= Ying Tang =

Chinese-American engineer

Ying (Gina) Tang is a Chinese and American electrical engineer whose research interests include applying discrete-event simulation and bio-inspired heuristics in planning for the disassembly and recycling of manufactured objects, and in analyzing the greenhouse gas emissions of manufacturing processes. She is also known for her development of game-based learning systems at levels ranging from middle school to post-university professionals. She is a professor of electrical and computer engineering at Rowan University in New Jersey. In 2021 she cofounded the International Conference on Cyber-Physical-Social Intelligence (CPSI).

==Education==
Tang received bachelor's and master's degrees in electrical engineering from Northeastern University (China), in 1996 and 1998 respectively.

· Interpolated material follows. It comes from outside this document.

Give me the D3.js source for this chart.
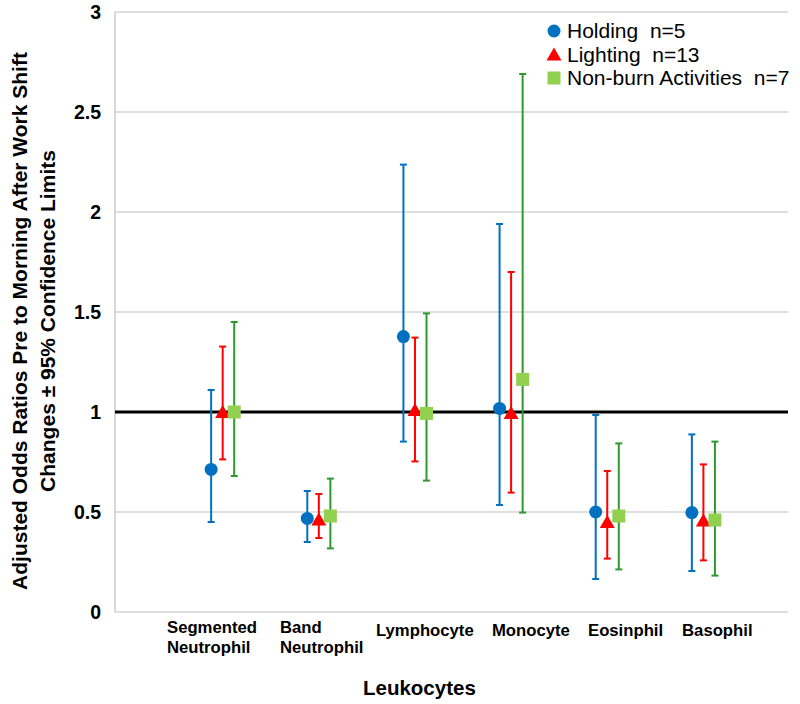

She completed her Ph.D. in electrical engineering from the New Jersey Institute of Technology. Her 2001 dissertation, Modeling, design and scheduling of computer integrated manufacturing and demanufacturing systems, was supervised by Mengchu Zhou.

==Recognition==
Tang was the 2025 recipient of the International Federation of Automatic Control TC Award for Outstanding Achievement in Social Computing and Cyber Physical Social Systems. She was named to the 2026 class of IEEE Fellows, "for contributions to modeling and control of manufacturing and low-carbon manufacturing systems for sustainable development".